═══ Data segment
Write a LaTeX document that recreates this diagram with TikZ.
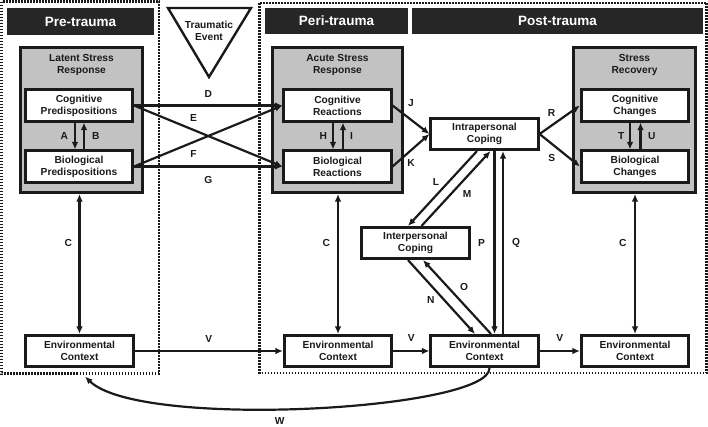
\documentclass[tikz,border=0pt]{standalone}
\usepackage{fontspec}
\setmainfont{Liberation Sans}
\usepackage{tikz}
\usetikzlibrary{positioning,arrows}
\usetikzlibrary{arrows.meta}
\usepackage{xcolor}
\definecolor{ink}{HTML}{1A1A1A}
\definecolor{darkbar}{HTML}{262626}
\definecolor{boxgray}{HTML}{C2C2C2}

\begin{document}
\begin{tikzpicture}[x=1pt,y=-1pt,>={Latex[length=7.5pt,width=6.5pt]}]
	\useasboundingbox (0,0) rectangle (708,426);
	\tikzstyle{every node}=[font=\fontsize{10.2}{12}\selectfont\bfseries, align=center, text=ink, inner sep=1pt]
	\tikzstyle{period}=[draw=ink, line width=2.4pt, dash pattern=on 1.6pt off 1.4pt]
	\tikzstyle{bar}=[fill=darkbar, text=white, font=\fontsize{13.5}{15}\selectfont\bfseries, minimum height=26pt, inner sep=0pt]
	\tikzstyle{stage}=[draw=ink, fill=boxgray, line width=3pt, minimum width=122pt, minimum height=145pt]
	\tikzstyle{part}=[draw=ink, fill=white, line width=2.6pt, minimum width=107.5pt, minimum height=31.5pt, inner sep=0pt]
	\tikzstyle{link}=[draw=ink, line width=2.2pt]

	% time frames
	\draw [period] (1.5,1.5) rectangle (159,373.5);
	\draw [period] (259.5,3) rectangle (706.5,373);
	\draw (80.5,21.5) node (pre) [bar, minimum width=147pt, minimum height=27pt] {Pre-trauma};
	\draw (336.5,21) node (peri) [bar, minimum width=143pt] {Peri-trauma};
	\draw (557.5,21) node (post) [bar, minimum width=291pt] {Post-trauma};
	\draw [draw=ink, line width=2.4pt] (168,8) -- (251,8) -- (209,77) -- cycle;
	\draw (209,30.5) node (event) {Traumatic\\Event};

	% stress responses
	\draw (81.5,120) node (latent) [stage] {};
	\draw (337.5,120) node (acute) [stage, minimum width=130pt] {};
	\draw (634.5,120) node (recovery) [stage] {};
	\draw (81.5,65) node (latentT) {Latent Stress\\Response};
	\draw (337.5,65) node (acuteT) {Acute Stress\\Response};
	\draw (634.5,65) node (recoveryT) {Stress\\Recovery};

	\draw (79,105.5) node (cogpred) [part] {Cognitive\\Predispositions};
	\draw (79,166.5) node (biopred) [part] {Biological\\Predispositions};
	\draw (337.5,105.5) node (cogreact) [part] {Cognitive\\Reactions};
	\draw (337.5,166.5) node (bioreact) [part] {Biological\\Reactions};
	\draw (635,105.5) node (cogchange) [part] {Cognitive\\Changes};
	\draw (635,166.5) node (biochange) [part] {Biological\\Changes};
	\draw (484.5,134) node (intra) [part] {Intrapersonal\\Coping};
	\draw (415.5,243) node (inter) [part] {Interpersonal\\Coping};

	\draw (79.5,351) node (env1) [part] {Environmental\\Context};
	\draw (338,351) node (env2) [part] {Environmental\\Context};
	\draw (484.5,351) node (env3) [part] {Environmental\\Context};
	\draw (635,351) node (env4) [part] {Environmental\\Context};

	% paths
	\draw [link,->] ([xshift=-4pt]cogpred.south) to node[left=5pt] {A} ([xshift=-4pt]biopred.north);
	\draw [link,->] ([xshift=5pt]biopred.north) to node[right=6pt] {B} ([xshift=5pt]cogpred.south);
	\draw [link,->] (cogpred.east) to node[above=5.5pt] {D} (cogreact.west);
	\draw [link,->] (cogpred.east) to node[pos=0.4, above=6.5pt] {E} (bioreact.west);
	\draw [link,->] (biopred.east) to node[pos=0.4, below=6.5pt] {F} (cogreact.west);
	\draw [link,->] (biopred.east) to node[below=8pt] {G} (bioreact.west);
	\draw [link,->] ([xshift=-4.5pt]cogreact.south) to node[left=4pt] {H} ([xshift=-4.5pt]bioreact.north);
	\draw [link,->] ([xshift=5.5pt]bioreact.north) to node[right=5pt] {I} ([xshift=5.5pt]cogreact.south);
	\draw [link,->] (cogreact.east) to node[above=11pt] {J} (intra.west);
	\draw [link,->] (bioreact.east) to node[below=7.5pt] {K} (intra.west);
	\draw [link,->] (intra.east) to node[pos=0.3, above=7pt] {R} (cogchange.west);
	\draw [link,->] (intra.east) to node[pos=0.3, below=9pt] {S} (biochange.west);
	\draw [link,->] ([xshift=-5pt]cogchange.south) to node[left=3.5pt] {T} ([xshift=-5pt]biochange.north);
	\draw [link,->] ([xshift=5.5pt]biochange.north) to node[right=5.5pt] {U} ([xshift=5.5pt]cogchange.south);

	\draw [link,<->] (env1.north) to node[pos=0.65, left=5.5pt] {C} (env1.north |- latent.south);
	\draw [link,<->] (env2.north) to node[pos=0.65, left=6pt] {C} (env2.north |- acute.south);
	\draw [link,<->] (env4.north) to node[pos=0.65, left=6.5pt] {C} (env4.north |- recovery.south);

	\draw [link,->] ([xshift=-7.5pt]intra.south) to node[pos=0.41, left=7.5pt] {L} ([xshift=-7.5pt]inter.north);
	\draw [link,->] ([xshift=6pt]inter.north) to node[pos=0.43, right=9.5pt] {M} ([xshift=6pt]intra.south);
	\draw [link,->] ([xshift=-7.5pt]inter.south) to node[pos=0.54, left=7.5pt] {N} ([xshift=-9.5pt]env3.north);
	\draw [link,->] ([xshift=6.5pt]env3.north) to node[pos=0.64, right=10.5pt] {O} ([xshift=7.5pt]inter.south);
	\draw [link,->] ([xshift=10pt]intra.south) to node[left=7.5pt] {P} ([xshift=10pt]env3.north);
	\draw [link,->] ([xshift=18.5pt]env3.north) to node[right=7pt] {Q} ([xshift=18.5pt]intra.south);

	\draw [link,->] (env1.east) to node[above=6.5pt] {V} (env2.west);
	\draw [link,->] (env2.east) to node[above=7pt] {V} (env3.west);
	\draw [link,->] (env3.east) to node[above=7pt] {V} (env4.west);
	\draw [link,->] ([xshift=5pt]env3.south) .. controls (490,410) and (140,430) .. node[pos=0.55, below=7pt] {W} ([xshift=5.5pt,yshift=-8.5pt]env1.south);
\end{tikzpicture}
\end{document}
══════
Set exercise.
All of the material above should be reproduced exactly, except the pictures.

Result of the exercise.
Write a LaTeX document that recreates this diagram with TikZ.
\documentclass[tikz,border=0pt]{standalone}
\usepackage{fontspec}
\setmainfont{Liberation Sans}
\usepackage{tikz}
\usetikzlibrary{positioning,arrows}
\usetikzlibrary{arrows.meta}
\usepackage{xcolor}
\definecolor{ink}{HTML}{1A1A1A}
\definecolor{darkbar}{HTML}{262626}
\definecolor{boxgray}{HTML}{C2C2C2}

\begin{document}
\begin{tikzpicture}[x=1pt,y=-1pt,>={Latex[length=7.5pt,width=6.5pt]}]
	\useasboundingbox (0,0) rectangle (708,426);
	\tikzstyle{every node}=[font=\fontsize{10.2}{12}\selectfont\bfseries, align=center, text=ink, inner sep=1pt]
	\tikzstyle{period}=[draw=ink, line width=2.4pt, dash pattern=on 1.6pt off 1.4pt]
	\tikzstyle{bar}=[fill=darkbar, text=white, font=\fontsize{13.5}{15}\selectfont\bfseries, minimum height=26pt, inner sep=0pt]
	\tikzstyle{stage}=[draw=ink, fill=boxgray, line width=3pt, minimum width=122pt, minimum height=145pt]
	\tikzstyle{part}=[draw=ink, fill=white, line width=2.6pt, minimum width=107.5pt, minimum height=31.5pt, inner sep=0pt]
	\tikzstyle{link}=[draw=ink, line width=2.2pt]

	% time frames
	\draw [period] (1.5,1.5) rectangle (159,373.5);
	\draw [period] (259.5,3) rectangle (706.5,373);
	\draw (80.5,21.5) node (pre) [bar, minimum width=147pt, minimum height=27pt] {Pre-trauma};
	\draw (336.5,21) node (peri) [bar, minimum width=143pt] {Peri-trauma};
	\draw (557.5,21) node (post) [bar, minimum width=291pt] {Post-trauma};
	\draw [draw=ink, line width=2.4pt] (168,8) -- (251,8) -- (209,77) -- cycle;
	\draw (209,30.5) node (event) {Traumatic\\Event};

	% stress responses
	\draw (81.5,120) node (latent) [stage] {};
	\draw (337.5,120) node (acute) [stage, minimum width=130pt] {};
	\draw (634.5,120) node (recovery) [stage] {};
	\draw (81.5,65) node (latentT) {Latent Stress\\Response};
	\draw (337.5,65) node (acuteT) {Acute Stress\\Response};
	\draw (634.5,65) node (recoveryT) {Stress\\Recovery};

	\draw (79,105.5) node (cogpred) [part] {Cognitive\\Predispositions};
	\draw (79,166.5) node (biopred) [part] {Biological\\Predispositions};
	\draw (337.5,105.5) node (cogreact) [part] {Cognitive\\Reactions};
	\draw (337.5,166.5) node (bioreact) [part] {Biological\\Reactions};
	\draw (635,105.5) node (cogchange) [part] {Cognitive\\Changes};
	\draw (635,166.5) node (biochange) [part] {Biological\\Changes};
	\draw (484.5,134) node (intra) [part] {Intrapersonal\\Coping};
	\draw (415.5,243) node (inter) [part] {Interpersonal\\Coping};

	\draw (79.5,351) node (env1) [part] {Environmental\\Context};
	\draw (338,351) node (env2) [part] {Environmental\\Context};
	\draw (484.5,351) node (env3) [part] {Environmental\\Context};
	\draw (635,351) node (env4) [part] {Environmental\\Context};

	% paths
	\draw [link,->] ([xshift=-4pt]cogpred.south) to node[left=5pt] {A} ([xshift=-4pt]biopred.north);
	\draw [link,->] ([xshift=5pt]biopred.north) to node[right=6pt] {B} ([xshift=5pt]cogpred.south);
	\draw [link,->] (cogpred.east) to node[above=5.5pt] {D} (cogreact.west);
	\draw [link,->] (cogpred.east) to node[pos=0.4, above=6.5pt] {E} (bioreact.west);
	\draw [link,->] (biopred.east) to node[pos=0.4, below=6.5pt] {F} (cogreact.west);
	\draw [link,->] (biopred.east) to node[below=8pt] {G} (bioreact.west);
	\draw [link,->] ([xshift=-4.5pt]cogreact.south) to node[left=4pt] {H} ([xshift=-4.5pt]bioreact.north);
	\draw [link,->] ([xshift=5.5pt]bioreact.north) to node[right=5pt] {I} ([xshift=5.5pt]cogreact.south);
	\draw [link,->] (cogreact.east) to node[above=11pt] {J} (intra.west);
	\draw [link,->] (bioreact.east) to node[below=7.5pt] {K} (intra.west);
	\draw [link,->] (intra.east) to node[pos=0.3, above=7pt] {R} (cogchange.west);
	\draw [link,->] (intra.east) to node[pos=0.3, below=9pt] {S} (biochange.west);
	\draw [link,->] ([xshift=-5pt]cogchange.south) to node[left=3.5pt] {T} ([xshift=-5pt]biochange.north);
	\draw [link,->] ([xshift=5.5pt]biochange.north) to node[right=5.5pt] {U} ([xshift=5.5pt]cogchange.south);

	\draw [link,<->] (env1.north) to node[pos=0.65, left=5.5pt] {C} (env1.north |- latent.south);
	\draw [link,<->] (env2.north) to node[pos=0.65, left=6pt] {C} (env2.north |- acute.south);
	\draw [link,<->] (env4.north) to node[pos=0.65, left=6.5pt] {C} (env4.north |- recovery.south);

	\draw [link,->] ([xshift=-7.5pt]intra.south) to node[pos=0.41, left=7.5pt] {L} ([xshift=-7.5pt]inter.north);
	\draw [link,->] ([xshift=6pt]inter.north) to node[pos=0.43, right=9.5pt] {M} ([xshift=6pt]intra.south);
	\draw [link,->] ([xshift=-7.5pt]inter.south) to node[pos=0.54, left=7.5pt] {N} ([xshift=-9.5pt]env3.north);
	\draw [link,->] ([xshift=6.5pt]env3.north) to node[pos=0.64, right=10.5pt] {O} ([xshift=7.5pt]inter.south);
	\draw [link,->] ([xshift=10pt]intra.south) to node[left=7.5pt] {P} ([xshift=10pt]env3.north);
	\draw [link,->] ([xshift=18.5pt]env3.north) to node[right=7pt] {Q} ([xshift=18.5pt]intra.south);

	\draw [link,->] (env1.east) to node[above=6.5pt] {V} (env2.west);
	\draw [link,->] (env2.east) to node[above=7pt] {V} (env3.west);
	\draw [link,->] (env3.east) to node[above=7pt] {V} (env4.west);
	\draw [link,->] ([xshift=5pt]env3.south) .. controls (490,410) and (140,430) .. node[pos=0.55, below=7pt] {W} ([xshift=5.5pt,yshift=-8.5pt]env1.south);
\end{tikzpicture}
\end{document}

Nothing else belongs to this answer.